Accepted for/Published in: Journal of Medical Internet Research
Date Submitted: Sep 29, 2020
Date Accepted: Dec 3, 2020
Date Submitted to PubMed: Jan 8, 2021
Warning: This is an author submission that is not peer-reviewed or edited. Preprints - unless they show as "accepted" - should not be relied on to guide clinical practice or health-related behavior and should not be reported in news media as established information.
Internet Hospital in China during COVID-19: National Cross-Sectional Study
ABSTRACT
Background:
The Internet hospital is rapidly developing in China as an innovative approach to providing health services.
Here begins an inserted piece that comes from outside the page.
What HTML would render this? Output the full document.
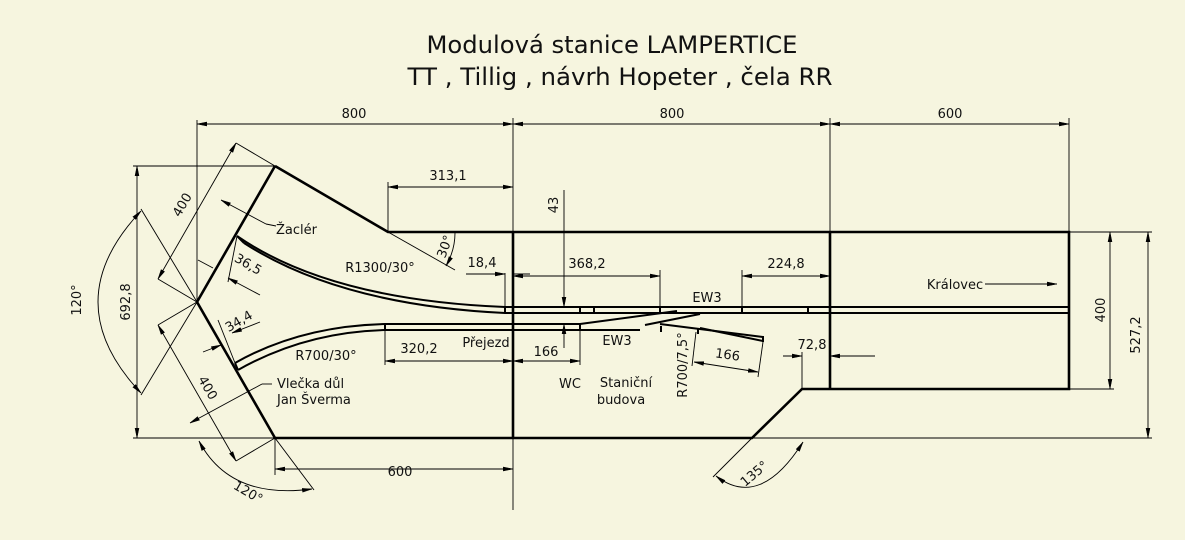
<!DOCTYPE html>
<html><head><meta charset="utf-8"><style>
html,body{margin:0;padding:0;background:#f6f5df;}
svg{display:block}
text{font-family:"DejaVu Sans","Liberation Sans",sans-serif;fill:#111;font-size:13px}
.t{stroke:#000;stroke-width:2.6;fill:none}
.m{stroke:#000;stroke-width:2;fill:none}
.d{stroke:#000;stroke-width:0.9;fill:none}
</style></head><body>
<svg width="1185" height="540" viewBox="0 0 1185 540" xmlns="http://www.w3.org/2000/svg">
<defs><marker id="a" viewBox="0 0 10 6" refX="10" refY="3" markerWidth="10" markerHeight="6" orient="auto-start-reverse" markerUnits="userSpaceOnUse"><path d="M0,1 L10,3 L0,5" fill="#000" stroke="#000" stroke-width="0.5"/></marker></defs>
<rect width="1185" height="540" fill="#f6f5df"/>
<text x="612" y="53" text-anchor="middle" style="font-size:24px" textLength="371" lengthAdjust="spacingAndGlyphs">Modulová stanice LAMPERTICE</text>
<text x="620" y="85" text-anchor="middle" style="font-size:24px" textLength="425" lengthAdjust="spacingAndGlyphs">TT , Tillig , návrh Hopeter , čela RR</text>

<path class="t" d="M275,166 L197,302 L275,438 L752,438 L802,389 L1069,389 L1069,232 L388,232 L275,166"/>
<line class="t" x1="513" y1="232" x2="513" y2="438"/>
<line class="t" x1="830" y1="232" x2="830" y2="389"/>
<path class="m" d="M237,236 Q330,300 505,307 L1069,307"/>
<path class="m" d="M244,243 Q340,305 505,313 L1069,313"/>
<line class="m" x1="505" y1="307" x2="505" y2="313"/>
<line class="m" x1="237" y1="236" x2="244" y2="243"/>
<path class="m" d="M235,363 Q300,326 385,324 L580,324"/>
<path class="m" d="M238,370 Q305,332 385,330 L640,330"/>
<line class="m" x1="235" y1="363" x2="238" y2="370"/>
<line class="m" x1="580" y1="324" x2="677" y2="311"/>
<line class="m" x1="645" y1="325" x2="700" y2="314"/>
<path class="m" d="M660,324 L763,337"/>
<path class="m" d="M700,328 L763,341"/>
<line class="m" x1="763" y1="336" x2="763" y2="342"/>
<line class="m" x1="580" y1="307" x2="580" y2="313"/>
<line class="m" x1="594" y1="307" x2="594" y2="313"/>
<line class="m" x1="660" y1="307" x2="660" y2="313"/>
<line class="m" x1="742" y1="307" x2="742" y2="313"/>
<line class="m" x1="808" y1="307" x2="808" y2="313"/>
<line class="m" x1="580" y1="324" x2="580" y2="330"/>
<line class="m" x1="385" y1="324" x2="385" y2="330"/>
<line class="m" x1="661" y1="326" x2="661" y2="332"/>
<line class="m" x1="698" y1="328" x2="698" y2="334"/>

<g class="d">
<line x1="197" y1="120" x2="197" y2="302"/>
<line x1="513" y1="118" x2="513" y2="510"/>
<line x1="830" y1="118" x2="830" y2="232"/>
<line x1="1069" y1="118" x2="1069" y2="232"/>
<line x1="197" y1="124" x2="513" y2="124" marker-start="url(#a)" marker-end="url(#a)"/>
<line x1="513" y1="124" x2="830" y2="124" marker-start="url(#a)" marker-end="url(#a)"/>
<line x1="830" y1="124" x2="1069" y2="124" marker-start="url(#a)" marker-end="url(#a)"/>
<line x1="133" y1="166" x2="275" y2="166"/>
<line x1="133" y1="438" x2="275" y2="438"/>
<line x1="137" y1="166" x2="137" y2="438" marker-start="url(#a)" marker-end="url(#a)"/>
<line x1="1069" y1="232" x2="1152" y2="232"/>
<line x1="1069" y1="389" x2="1114" y2="389"/>
<line x1="752" y1="438" x2="1152" y2="438"/>
<line x1="1110" y1="232" x2="1110" y2="389" marker-start="url(#a)" marker-end="url(#a)"/>
<line x1="1148" y1="232" x2="1148" y2="438" marker-start="url(#a)" marker-end="url(#a)"/>
<line x1="275" y1="438" x2="275" y2="475"/>
<line x1="275" y1="469" x2="513" y2="469" marker-start="url(#a)" marker-end="url(#a)"/>
<line x1="388" y1="182" x2="388" y2="232"/>
<line x1="388" y1="187" x2="513" y2="187" marker-start="url(#a)" marker-end="url(#a)"/>
<line x1="388" y1="232" x2="455" y2="270"/>
<path d="M455,233 Q455,250 446,266" marker-end="url(#a)"/>
<line x1="505" y1="273" x2="505" y2="307"/>
<line x1="466" y1="274" x2="505" y2="274" marker-end="url(#a)"/>
<line x1="513" y1="274" x2="530" y2="274"/>
<line x1="660" y1="270" x2="660" y2="307"/>
<line x1="742" y1="270" x2="742" y2="307"/>
<line x1="513" y1="276" x2="660" y2="276" marker-start="url(#a)" marker-end="url(#a)"/>
<line x1="742" y1="276" x2="830" y2="276" marker-start="url(#a)" marker-end="url(#a)"/>
<line x1="564" y1="190" x2="564" y2="307" marker-end="url(#a)"/>
<line x1="564" y1="348" x2="564" y2="324" marker-end="url(#a)"/>
<line x1="385" y1="330" x2="385" y2="365"/>
<line x1="580" y1="330" x2="580" y2="365"/>
<line x1="385" y1="361" x2="513" y2="361" marker-start="url(#a)" marker-end="url(#a)"/>
<line x1="513" y1="361" x2="580" y2="361" marker-start="url(#a)" marker-end="url(#a)"/>
<line x1="696" y1="332" x2="692" y2="366"/>
<line x1="763" y1="342" x2="758" y2="377"/>
<line x1="694" y1="362" x2="758" y2="372" marker-start="url(#a)" marker-end="url(#a)"/>
<line x1="802" y1="352" x2="802" y2="389"/>
<line x1="783" y1="356" x2="802" y2="356" marker-end="url(#a)"/>
<line x1="875" y1="356" x2="830" y2="356" marker-end="url(#a)"/>
<line x1="752" y1="438" x2="713" y2="477"/>
<path d="M716,476 Q760,510 803,442" marker-start="url(#a)" marker-end="url(#a)"/>
<line x1="197" y1="302" x2="141" y2="209"/>
<line x1="197" y1="302" x2="141" y2="395"/>
<path d="M141,211 Q55,302 141,393" marker-start="url(#a)" marker-end="url(#a)"/>
<line x1="275" y1="438" x2="314" y2="490"/>
<path d="M199,441 Q230,500 312,489" marker-start="url(#a)" marker-end="url(#a)"/>
<line x1="275" y1="166" x2="236" y2="143"/>
<line x1="197" y1="302" x2="158" y2="279"/>
<line x1="236" y1="143" x2="158" y2="279" marker-start="url(#a)" marker-end="url(#a)"/>
<line x1="197" y1="302" x2="158" y2="325"/>
<line x1="275" y1="438" x2="236" y2="461"/>
<line x1="158" y1="325" x2="236" y2="461" marker-start="url(#a)" marker-end="url(#a)"/>
<line x1="237" y1="236" x2="228" y2="282"/>
<line x1="198" y1="260" x2="213" y2="268"/>
<line x1="228" y1="278" x2="260" y2="295" marker-start="url(#a)"/>
<line x1="235" y1="363" x2="218" y2="320"/>
<line x1="203" y1="352" x2="221" y2="345" marker-end="url(#a)"/>
<line x1="260" y1="322" x2="232" y2="333" marker-end="url(#a)"/>
<line x1="266" y1="224" x2="221" y2="200" marker-end="url(#a)"/>
<line x1="266" y1="224" x2="276" y2="226"/>
<line x1="272" y1="384" x2="262" y2="384"/>
<line x1="262" y1="384" x2="190" y2="423" marker-end="url(#a)"/>
<line x1="985" y1="284" x2="1057" y2="284" marker-end="url(#a)"/>
</g>

<text x="354" y="118" text-anchor="middle">800</text>
<text x="672" y="118" text-anchor="middle">800</text>
<text x="950" y="118" text-anchor="middle">600</text>
<text x="448" y="180" text-anchor="middle">313,1</text>
<text x="482" y="267" text-anchor="middle">18,4</text>
<text x="587" y="268" text-anchor="middle">368,2</text>
<text x="786" y="268" text-anchor="middle">224,8</text>
<text x="707" y="302" text-anchor="middle">EW3</text>
<text x="617" y="345" text-anchor="middle">EW3</text>
<text x="955" y="289" text-anchor="middle">Královec</text>
<text x="380" y="272" text-anchor="middle">R1300/30°</text>
<text x="326" y="360" text-anchor="middle">R700/30°</text>
<text x="419" y="353" text-anchor="middle">320,2</text>
<text x="486" y="347" text-anchor="middle">Přejezd</text>
<text x="546" y="356" text-anchor="middle">166</text>
<text x="570" y="388" text-anchor="middle">WC</text>
<text x="626" y="387" text-anchor="middle">Staniční</text>
<text x="621" y="404" text-anchor="middle">budova</text>
<text x="812" y="349" text-anchor="middle">72,8</text>
<text x="400" y="476" text-anchor="middle">600</text>
<text x="276" y="234">Žaclér</text>
<text x="277" y="388">Vlečka důl</text>
<text x="277" y="404">Jan Šverma</text>
<text transform="translate(558,205) rotate(-90)" text-anchor="middle">43</text>
<text transform="translate(1105,310) rotate(-90)" text-anchor="middle">400</text>
<text transform="translate(1140,335) rotate(-90)" text-anchor="middle">527,2</text>
<text transform="translate(130,302) rotate(-90)" text-anchor="middle">692,8</text>
<text transform="translate(81,300) rotate(-90)" text-anchor="middle">120°</text>
<text transform="translate(186,207) rotate(-60)" text-anchor="middle">400</text>
<text transform="translate(204,390) rotate(60)" text-anchor="middle">400</text>
<text transform="translate(246,268) rotate(30)" text-anchor="middle">36,5</text>
<text transform="translate(241,325) rotate(-30)" text-anchor="middle">34,4</text>
<text transform="translate(449,248) rotate(-70)" text-anchor="middle">30°</text>
<text transform="translate(687,365) rotate(-90)" text-anchor="middle">R700/7,5°</text>
<text transform="translate(727,359) rotate(8)" text-anchor="middle">166</text>
<text transform="translate(246,496) rotate(30)" text-anchor="middle">120°</text>
<text transform="translate(757,477) rotate(-40)" text-anchor="middle">135°</text>
</svg>
</body></html>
The corona virus disease 2019 (COVID-19) outbreak has boost the process because Internet hospital has the ability to provide widespread accessible outpatient service delivery via Internet technologies for the public during the epidemic. To date, China's Internet hospitals during the COVID-19 pandemic have not been systematically investigated.
Objective:
The aim of this study is to understand the characteristics of China's Internet hospitals, and to assess their health service capacity.
Methods:
Using “Internet hospitals”, “Internet health”, “Internet medicine”, “mobile medicine”, “mobile health”, “Telehealth”, “digital medicine”, “digital health”, “Web hospitals”, and “Cloud hospitals” in Chinese as the search terms, the data of Internet hospitals were collected via official website, the WeChat platform, smartphone app and the Baidu search engine until July, 2020.
Results:
By July 2020, the number of Internet hospitals had expanded to 714 in 31 provinces. Of the 714 Internet hospitals, the half of Internet hospitals were established in 2019 (206, 28.85%) and 2020 (215, 30.11%). Especially, Internet hospitals set up in the beginning of 2020, as an emergency response to the COVID-19 epidemic, has a one-third weight in the final total. There are three different dominators—government-oriented, hospital-oriented, and enterprise-oriented internet hospitals—for which sponsors have different characters of supporting content and responsibilities. In the vast majority of Internet hospitals, traditional hospitals have dominant position (73.67%, 526/714). In addition, patients accessed outpatient service delivery via WeChat (224, 35.05%) most widely. 221 (46.14%) of Internet hospitals asked doctors to give health services at a specific Web clinic, while 258(53.86%) by smartphone app. The consulting methods included graphic message (96.84%), video (43.51%) and telephone (41.75%). Besides, 106(18.60%) Internet hospitals offered 3 ways to consult for patients at the same time. The median number of doctors available online was 43. The median consultation fee of fever clinic and other outpatient clinics except fever clinic per time were separately ¥0 and ¥6. Four-fifths(80.94%) of doctors were from local hospitals and medical union. Internet hospitals played various roles during COVID-19, such as medical prescription, drug delivery service, medical insurance, epidemic prevention and control information, fever clinic consultation, psychological counseling, myth busters of COVID-19, epidemic situation dynamic and donation.
Conclusions:
Internet hospitals are booming in China. Internet hospital play an important role on preventing and controlling COVID-19, providing different and convenient types of medical services for people seeking medical needs.